Effect of installation advancement ratio on two-way cyclic response of a single-helix screw pile for offshore wind

Screw piles have been proposed as a silent and efficient type of foundations and anchors for offshore renewable energy application (e.g. floating wind). For large screw piles, conventional pitch-matched installation (advancement ratio, AR = 1.0) may be impractical due to the prohibitively high installation crowd force. By over-flighting (AR < 1), it is possible to reduce installation crowd force to zero and create pull in forces, as well as improving in-service tensile (both monotonic and cyclic) response at expense of reduced compressive response. For some applications e.g. serving as a foundation of a jacket structure, the pile may be subject to two-way cyclic loading.
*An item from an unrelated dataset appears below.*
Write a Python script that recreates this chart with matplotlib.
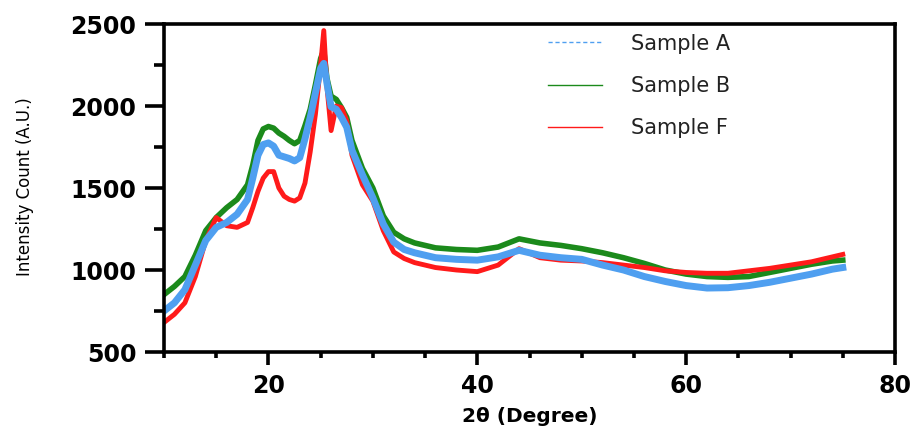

This study uses centrifuge tests to illustrate symmetric two-way, i.e. being in tension and compression alternatively, cyclic performance of a screw pile installed in sand, with effects of variation of advancement ratio being considered. Compared to previous one-way tensile cyclic tests, change of direction of displacement accumulation creates a more abrupt accumulation for the two-way loading cases depending on the magnitude of the load applied. The optimal AR value for two-way cyclic performance (AR = 0.5 in this study) is higher than that seen as optimal (AR = 0.25 in this study) for purely one-way tensile cyclic performance, as a balance of compressive and tensile response is needed. In all cases though, over-flighted installation it is observed to have a beneficial effect on cyclic performance.